Speakers included SNP Westminster leader Ian Blackford, who told campaigners September next year would be a “reasonable” expectation for indyref2 to take place.
Andrew Wilson, of AUOB, said one aim of the day was to have a “serious discussion” about the achievements of Yes Cymru – the non-political party independence group in Wales.
“A number of people here today are very impressed with what Yes Cymru is achieving in Wales and that has prompted the discussions about a similar national membership organisation here,” he said.
“Today is an opportunity for the Yes movement to have a discussion about such an organisation, what it should look like and how it will be run.”
He added if campaigners were in favour of this plan, further meetings would be held with a view to setting up such an organisation by 2021.
Speakers included National columnist Lesley Riddoch, who said it was extraordinary to see so many people attending the event.
“There has been in my mind a disproportionate belief in parties as the salvation, parties as somehow the kind of drivers of ideas,” she said.
However Blackford told campaigners he recognised the independence movement was not just about the SNP.
“The SNP of course is the party of government and has a role to play in securing the referendum,” he said.
“But the commitment I give to AUOB and indeed to the movement in a more general sense is we all have to work together.
“This is about all of us, this is about all the people of Scotland and this is about winning a referendum.”
Blackford said there was “no question” Westminster was preparing for a second referendum.
He was challenged by Riddoch on criticism that the SNP has no strategy for Boris Johnson continuing to refuse a section 30 order.
But he said: “I don’t believe the position [the UK Government] has got is tenable.
“Of course we have to have alternatives, but when you look at the polling and the support we have now got … this strategy is winning.
“The strategy of making sure the people of Scotland have the right to determine their own future by determining section 30 should be transferred from Westminster to Scotland.
“That is what the election campaign we will be fighting for in 2021 is about – it is about the right of Scotland to choose.”

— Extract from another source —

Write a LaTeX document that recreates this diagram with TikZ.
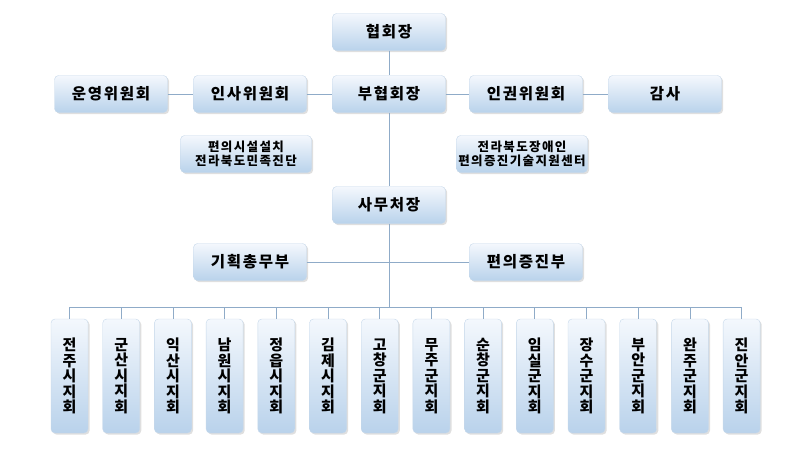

However SNP MP Kenny MacAskill said the biggest challenge to the movement was people giving up hope or expectation that anything can change.
“We are facing unemployment and austerity – that would normally be viewed as not the appropriate time to be looking for massive constitutional change,” he said. “Equally I actually believe this is almost our 1916 moment – the risk that existed for change in 2014 has transferred. The risk is now in staying.
“If we don’t move and move fast what will happen is Brexit will be delivered, Johnson will be removed, some Tory of a slightly more moderate hue will come in and they will come for us – and we will have missed our moment.”
He added: “We have got to break this impasse and the cosy, self-congratulation that afflicts too many in my own political party where we pat ourselves on the back at how high we are in the opinion polls.”